- **Given exercise**
Quote the data exactly, first line to the line containing "ax = fig.add_axes([fx(67), fy(215.3), fx(600), (215.3", with no pictures.

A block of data
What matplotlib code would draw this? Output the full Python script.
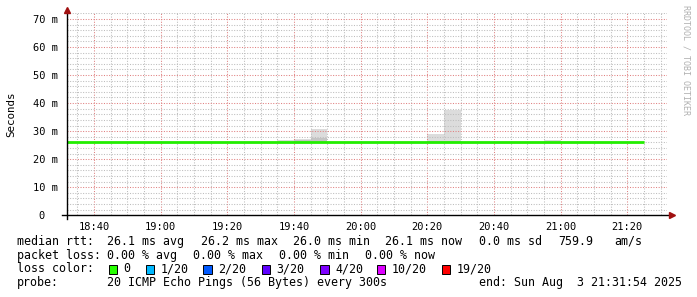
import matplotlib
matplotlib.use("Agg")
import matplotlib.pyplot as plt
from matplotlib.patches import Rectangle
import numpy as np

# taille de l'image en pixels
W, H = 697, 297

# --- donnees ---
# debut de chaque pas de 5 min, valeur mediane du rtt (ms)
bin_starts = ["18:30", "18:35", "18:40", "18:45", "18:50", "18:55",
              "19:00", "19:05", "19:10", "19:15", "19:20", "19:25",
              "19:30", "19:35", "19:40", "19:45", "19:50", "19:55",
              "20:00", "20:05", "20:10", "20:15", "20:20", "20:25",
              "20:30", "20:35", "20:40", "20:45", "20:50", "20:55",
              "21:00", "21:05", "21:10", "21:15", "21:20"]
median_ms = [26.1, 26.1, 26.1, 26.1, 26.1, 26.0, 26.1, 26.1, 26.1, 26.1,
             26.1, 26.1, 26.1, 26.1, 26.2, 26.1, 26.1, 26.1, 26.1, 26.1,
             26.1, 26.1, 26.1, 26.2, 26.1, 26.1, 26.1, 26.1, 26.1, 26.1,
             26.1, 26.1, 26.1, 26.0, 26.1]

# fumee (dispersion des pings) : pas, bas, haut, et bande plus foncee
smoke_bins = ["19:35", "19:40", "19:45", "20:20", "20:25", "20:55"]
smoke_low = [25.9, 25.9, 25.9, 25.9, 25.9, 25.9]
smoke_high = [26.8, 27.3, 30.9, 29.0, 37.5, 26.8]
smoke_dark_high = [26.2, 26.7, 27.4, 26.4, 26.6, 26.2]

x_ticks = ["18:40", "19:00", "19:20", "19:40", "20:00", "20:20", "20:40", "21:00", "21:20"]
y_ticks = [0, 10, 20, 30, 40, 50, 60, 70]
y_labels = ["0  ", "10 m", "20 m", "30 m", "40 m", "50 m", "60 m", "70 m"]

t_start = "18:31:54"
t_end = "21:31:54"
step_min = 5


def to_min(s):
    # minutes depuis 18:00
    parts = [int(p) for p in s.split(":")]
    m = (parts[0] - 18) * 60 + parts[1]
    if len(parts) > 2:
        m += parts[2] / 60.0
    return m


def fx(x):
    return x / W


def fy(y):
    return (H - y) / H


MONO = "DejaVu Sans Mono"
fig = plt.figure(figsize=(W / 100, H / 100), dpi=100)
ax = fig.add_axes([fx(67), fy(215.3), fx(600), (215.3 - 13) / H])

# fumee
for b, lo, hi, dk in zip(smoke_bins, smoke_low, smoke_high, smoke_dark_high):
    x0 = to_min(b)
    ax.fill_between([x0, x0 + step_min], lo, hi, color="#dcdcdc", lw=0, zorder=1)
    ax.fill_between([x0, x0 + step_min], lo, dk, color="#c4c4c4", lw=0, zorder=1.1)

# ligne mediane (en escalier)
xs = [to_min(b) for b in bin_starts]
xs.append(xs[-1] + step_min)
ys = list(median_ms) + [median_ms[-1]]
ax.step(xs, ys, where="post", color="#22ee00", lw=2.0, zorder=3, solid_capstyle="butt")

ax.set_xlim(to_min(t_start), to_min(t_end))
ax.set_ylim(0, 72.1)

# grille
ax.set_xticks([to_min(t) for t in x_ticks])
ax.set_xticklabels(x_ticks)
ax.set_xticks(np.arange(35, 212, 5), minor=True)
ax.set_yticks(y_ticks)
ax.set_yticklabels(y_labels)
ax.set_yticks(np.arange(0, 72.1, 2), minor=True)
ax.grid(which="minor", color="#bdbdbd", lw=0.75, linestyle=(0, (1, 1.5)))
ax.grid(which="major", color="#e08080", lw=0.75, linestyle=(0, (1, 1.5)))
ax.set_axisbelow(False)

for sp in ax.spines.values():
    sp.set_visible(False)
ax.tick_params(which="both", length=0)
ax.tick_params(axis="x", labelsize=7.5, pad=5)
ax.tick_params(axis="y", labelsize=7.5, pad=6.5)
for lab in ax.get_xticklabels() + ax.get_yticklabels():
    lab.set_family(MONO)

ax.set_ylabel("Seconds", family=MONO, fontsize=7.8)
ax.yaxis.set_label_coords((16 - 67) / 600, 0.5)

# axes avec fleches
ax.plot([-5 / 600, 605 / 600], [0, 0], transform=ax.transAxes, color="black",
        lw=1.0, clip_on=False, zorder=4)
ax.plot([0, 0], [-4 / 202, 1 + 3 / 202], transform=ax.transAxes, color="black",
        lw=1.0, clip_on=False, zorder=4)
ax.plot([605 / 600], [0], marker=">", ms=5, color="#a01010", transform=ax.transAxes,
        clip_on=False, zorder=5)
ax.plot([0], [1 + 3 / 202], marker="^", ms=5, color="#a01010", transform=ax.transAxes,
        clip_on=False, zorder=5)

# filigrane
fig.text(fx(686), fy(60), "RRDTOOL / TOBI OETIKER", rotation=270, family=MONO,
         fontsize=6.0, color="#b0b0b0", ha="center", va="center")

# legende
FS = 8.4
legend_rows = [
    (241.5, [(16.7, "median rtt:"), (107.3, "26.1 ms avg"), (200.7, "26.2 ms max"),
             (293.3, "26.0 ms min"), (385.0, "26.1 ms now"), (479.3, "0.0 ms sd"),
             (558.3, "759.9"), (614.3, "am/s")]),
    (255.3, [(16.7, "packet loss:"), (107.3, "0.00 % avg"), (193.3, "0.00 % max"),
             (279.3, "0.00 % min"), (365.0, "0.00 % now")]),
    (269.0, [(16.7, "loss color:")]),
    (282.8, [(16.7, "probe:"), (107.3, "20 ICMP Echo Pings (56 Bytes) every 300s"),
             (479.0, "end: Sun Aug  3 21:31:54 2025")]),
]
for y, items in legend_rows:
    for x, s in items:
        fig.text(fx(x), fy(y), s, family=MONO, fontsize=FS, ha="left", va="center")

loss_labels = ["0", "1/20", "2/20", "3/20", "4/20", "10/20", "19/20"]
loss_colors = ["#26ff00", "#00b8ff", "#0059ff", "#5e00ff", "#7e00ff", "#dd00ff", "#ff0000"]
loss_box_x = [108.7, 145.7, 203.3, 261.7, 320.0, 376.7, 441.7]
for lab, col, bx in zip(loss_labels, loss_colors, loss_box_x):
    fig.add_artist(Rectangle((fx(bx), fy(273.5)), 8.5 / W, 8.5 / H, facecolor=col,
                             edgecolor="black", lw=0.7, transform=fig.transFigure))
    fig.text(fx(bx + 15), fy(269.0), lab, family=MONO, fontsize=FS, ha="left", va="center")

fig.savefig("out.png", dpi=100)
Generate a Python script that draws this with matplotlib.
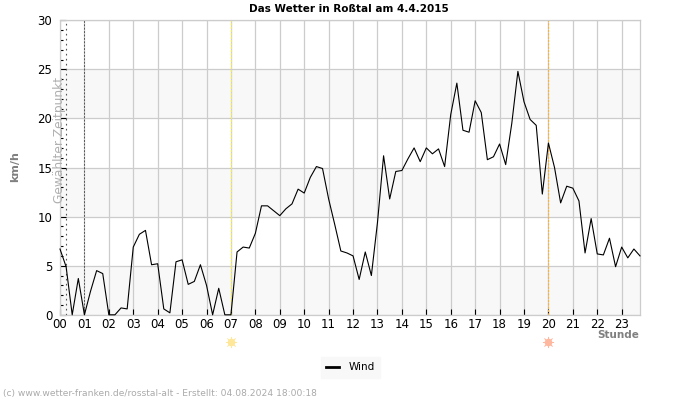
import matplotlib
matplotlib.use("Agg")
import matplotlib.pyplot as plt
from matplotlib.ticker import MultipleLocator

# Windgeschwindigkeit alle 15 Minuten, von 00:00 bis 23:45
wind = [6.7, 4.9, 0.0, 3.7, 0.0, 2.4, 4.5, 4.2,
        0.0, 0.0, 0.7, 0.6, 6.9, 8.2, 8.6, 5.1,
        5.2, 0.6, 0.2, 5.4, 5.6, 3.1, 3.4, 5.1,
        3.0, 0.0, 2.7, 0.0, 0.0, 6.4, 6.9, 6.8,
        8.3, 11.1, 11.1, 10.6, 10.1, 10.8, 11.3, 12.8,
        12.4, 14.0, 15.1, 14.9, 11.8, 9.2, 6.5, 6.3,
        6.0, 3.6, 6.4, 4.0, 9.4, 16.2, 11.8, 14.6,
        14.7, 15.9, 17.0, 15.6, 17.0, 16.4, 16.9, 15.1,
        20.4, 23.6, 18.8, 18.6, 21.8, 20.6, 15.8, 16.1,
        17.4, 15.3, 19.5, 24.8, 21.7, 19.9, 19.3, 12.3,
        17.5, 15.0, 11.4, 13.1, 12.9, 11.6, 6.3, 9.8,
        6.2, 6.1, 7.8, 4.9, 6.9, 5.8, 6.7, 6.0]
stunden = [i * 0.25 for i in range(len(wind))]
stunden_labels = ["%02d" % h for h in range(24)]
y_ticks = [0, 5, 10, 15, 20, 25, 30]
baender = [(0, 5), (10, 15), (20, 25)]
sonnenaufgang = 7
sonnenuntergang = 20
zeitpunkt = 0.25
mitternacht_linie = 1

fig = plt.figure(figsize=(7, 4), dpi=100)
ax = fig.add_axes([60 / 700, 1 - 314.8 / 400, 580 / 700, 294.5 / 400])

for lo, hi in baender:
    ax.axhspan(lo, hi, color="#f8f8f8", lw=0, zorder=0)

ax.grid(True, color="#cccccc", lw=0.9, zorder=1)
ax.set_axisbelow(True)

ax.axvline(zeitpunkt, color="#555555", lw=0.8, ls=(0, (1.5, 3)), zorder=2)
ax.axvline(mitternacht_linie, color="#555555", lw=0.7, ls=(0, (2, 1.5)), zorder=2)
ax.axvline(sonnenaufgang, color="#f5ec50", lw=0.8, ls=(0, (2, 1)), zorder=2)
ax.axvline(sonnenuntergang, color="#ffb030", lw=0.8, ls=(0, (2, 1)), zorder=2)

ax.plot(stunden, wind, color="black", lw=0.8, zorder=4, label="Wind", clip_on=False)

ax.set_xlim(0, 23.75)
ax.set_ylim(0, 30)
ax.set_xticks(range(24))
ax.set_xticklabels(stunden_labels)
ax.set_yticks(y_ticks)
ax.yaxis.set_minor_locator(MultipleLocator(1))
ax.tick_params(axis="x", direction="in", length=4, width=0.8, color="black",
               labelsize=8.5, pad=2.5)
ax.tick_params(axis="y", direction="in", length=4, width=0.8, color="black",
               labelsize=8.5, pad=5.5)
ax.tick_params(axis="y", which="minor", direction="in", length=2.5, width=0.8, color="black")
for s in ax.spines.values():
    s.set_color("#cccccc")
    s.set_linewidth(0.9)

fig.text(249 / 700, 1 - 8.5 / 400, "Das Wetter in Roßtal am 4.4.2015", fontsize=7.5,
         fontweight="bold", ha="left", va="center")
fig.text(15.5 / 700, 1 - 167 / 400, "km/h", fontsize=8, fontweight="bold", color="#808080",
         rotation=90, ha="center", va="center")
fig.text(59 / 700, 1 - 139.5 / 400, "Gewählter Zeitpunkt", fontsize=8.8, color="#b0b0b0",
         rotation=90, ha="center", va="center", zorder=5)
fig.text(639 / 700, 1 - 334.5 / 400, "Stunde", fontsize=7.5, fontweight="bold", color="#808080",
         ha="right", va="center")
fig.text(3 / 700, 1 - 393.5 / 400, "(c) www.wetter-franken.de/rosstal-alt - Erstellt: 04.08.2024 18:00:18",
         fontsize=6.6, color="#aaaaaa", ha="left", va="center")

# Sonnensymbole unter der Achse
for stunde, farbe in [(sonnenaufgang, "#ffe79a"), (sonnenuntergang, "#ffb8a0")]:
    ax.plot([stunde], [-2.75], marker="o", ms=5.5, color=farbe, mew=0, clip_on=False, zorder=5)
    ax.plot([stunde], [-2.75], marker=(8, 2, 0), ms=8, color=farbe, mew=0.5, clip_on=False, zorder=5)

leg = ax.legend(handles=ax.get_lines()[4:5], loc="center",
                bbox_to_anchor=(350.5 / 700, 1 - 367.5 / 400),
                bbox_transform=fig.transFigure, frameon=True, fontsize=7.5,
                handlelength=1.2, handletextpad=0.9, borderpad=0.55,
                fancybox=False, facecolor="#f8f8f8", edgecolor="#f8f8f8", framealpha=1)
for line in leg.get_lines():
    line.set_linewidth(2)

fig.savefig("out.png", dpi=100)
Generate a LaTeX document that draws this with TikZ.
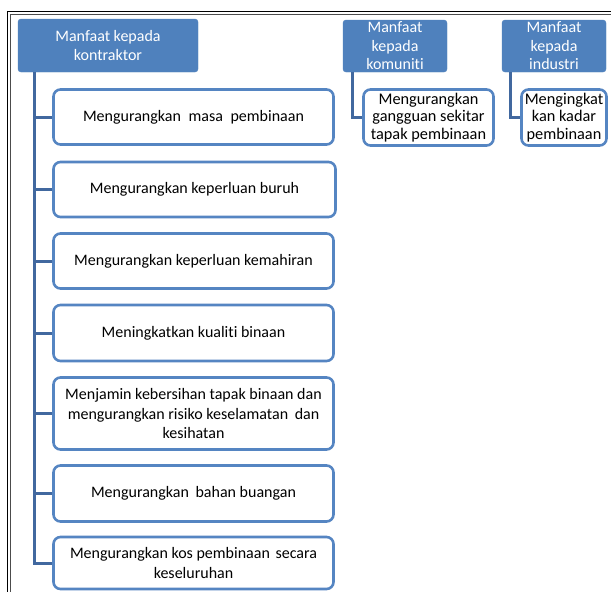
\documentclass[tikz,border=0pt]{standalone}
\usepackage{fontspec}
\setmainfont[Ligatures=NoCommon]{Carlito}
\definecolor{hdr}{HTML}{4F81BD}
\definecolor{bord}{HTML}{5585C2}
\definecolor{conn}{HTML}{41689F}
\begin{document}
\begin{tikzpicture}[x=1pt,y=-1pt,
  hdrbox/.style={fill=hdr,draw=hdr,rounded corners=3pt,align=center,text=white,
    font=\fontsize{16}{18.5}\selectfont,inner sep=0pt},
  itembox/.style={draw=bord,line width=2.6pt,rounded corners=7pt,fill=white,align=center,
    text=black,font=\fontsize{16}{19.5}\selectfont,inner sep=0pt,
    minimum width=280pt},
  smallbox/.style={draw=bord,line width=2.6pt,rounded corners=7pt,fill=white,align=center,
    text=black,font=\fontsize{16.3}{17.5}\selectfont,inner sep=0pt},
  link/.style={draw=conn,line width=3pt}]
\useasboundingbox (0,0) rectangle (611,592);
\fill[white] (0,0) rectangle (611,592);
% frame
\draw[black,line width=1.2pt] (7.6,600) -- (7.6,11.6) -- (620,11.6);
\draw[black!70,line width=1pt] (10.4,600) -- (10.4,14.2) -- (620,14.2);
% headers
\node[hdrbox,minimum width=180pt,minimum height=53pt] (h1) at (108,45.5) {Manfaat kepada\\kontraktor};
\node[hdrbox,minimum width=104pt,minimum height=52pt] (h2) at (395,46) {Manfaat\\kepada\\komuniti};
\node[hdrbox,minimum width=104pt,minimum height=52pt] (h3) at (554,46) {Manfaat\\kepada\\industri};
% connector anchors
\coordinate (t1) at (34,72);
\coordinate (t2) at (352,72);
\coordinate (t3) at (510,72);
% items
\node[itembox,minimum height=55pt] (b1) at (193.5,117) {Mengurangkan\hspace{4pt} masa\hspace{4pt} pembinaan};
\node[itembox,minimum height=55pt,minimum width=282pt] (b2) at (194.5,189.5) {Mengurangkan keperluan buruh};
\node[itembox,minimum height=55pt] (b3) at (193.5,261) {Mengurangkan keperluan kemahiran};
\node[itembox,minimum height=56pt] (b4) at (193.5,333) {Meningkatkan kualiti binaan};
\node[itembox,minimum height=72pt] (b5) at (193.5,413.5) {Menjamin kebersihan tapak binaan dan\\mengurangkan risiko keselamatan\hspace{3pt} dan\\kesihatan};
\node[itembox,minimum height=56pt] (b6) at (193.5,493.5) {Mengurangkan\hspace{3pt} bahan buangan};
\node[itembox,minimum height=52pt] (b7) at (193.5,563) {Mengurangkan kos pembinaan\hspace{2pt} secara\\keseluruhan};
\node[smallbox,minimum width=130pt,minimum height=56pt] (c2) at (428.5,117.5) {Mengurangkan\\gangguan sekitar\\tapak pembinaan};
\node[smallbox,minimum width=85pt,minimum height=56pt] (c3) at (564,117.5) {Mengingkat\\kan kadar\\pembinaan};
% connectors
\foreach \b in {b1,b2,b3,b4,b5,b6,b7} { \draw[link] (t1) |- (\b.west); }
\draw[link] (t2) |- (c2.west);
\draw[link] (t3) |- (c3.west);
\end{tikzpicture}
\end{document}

- **Correct result**
What matplotlib code would draw this? Output the full Python script.
import matplotlib
matplotlib.use("Agg")
import matplotlib.pyplot as plt
from matplotlib.patches import Rectangle
import numpy as np

# taille de l'image en pixels
W, H = 697, 297

# --- donnees ---
# debut de chaque pas de 5 min, valeur mediane du rtt (ms)
bin_starts = ["18:30", "18:35", "18:40", "18:45", "18:50", "18:55",
              "19:00", "19:05", "19:10", "19:15", "19:20", "19:25",
              "19:30", "19:35", "19:40", "19:45", "19:50", "19:55",
              "20:00", "20:05", "20:10", "20:15", "20:20", "20:25",
              "20:30", "20:35", "20:40", "20:45", "20:50", "20:55",
              "21:00", "21:05", "21:10", "21:15", "21:20"]
median_ms = [26.1, 26.1, 26.1, 26.1, 26.1, 26.0, 26.1, 26.1, 26.1, 26.1,
             26.1, 26.1, 26.1, 26.1, 26.2, 26.1, 26.1, 26.1, 26.1, 26.1,
             26.1, 26.1, 26.1, 26.2, 26.1, 26.1, 26.1, 26.1, 26.1, 26.1,
             26.1, 26.1, 26.1, 26.0, 26.1]

# fumee (dispersion des pings) : pas, bas, haut, et bande plus foncee
smoke_bins = ["19:35", "19:40", "19:45", "20:20", "20:25", "20:55"]
smoke_low = [25.9, 25.9, 25.9, 25.9, 25.9, 25.9]
smoke_high = [26.8, 27.3, 30.9, 29.0, 37.5, 26.8]
smoke_dark_high = [26.2, 26.7, 27.4, 26.4, 26.6, 26.2]

x_ticks = ["18:40", "19:00", "19:20", "19:40", "20:00", "20:20", "20:40", "21:00", "21:20"]
y_ticks = [0, 10, 20, 30, 40, 50, 60, 70]
y_labels = ["0  ", "10 m", "20 m", "30 m", "40 m", "50 m", "60 m", "70 m"]

t_start = "18:31:54"
t_end = "21:31:54"
step_min = 5


def to_min(s):
    # minutes depuis 18:00
    parts = [int(p) for p in s.split(":")]
    m = (parts[0] - 18) * 60 + parts[1]
    if len(parts) > 2:
        m += parts[2] / 60.0
    return m


def fx(x):
    return x / W


def fy(y):
    return (H - y) / H


MONO = "DejaVu Sans Mono"
fig = plt.figure(figsize=(W / 100, H / 100), dpi=100)
ax = fig.add_axes([fx(67), fy(215.3), fx(600), (215.3 - 13) / H])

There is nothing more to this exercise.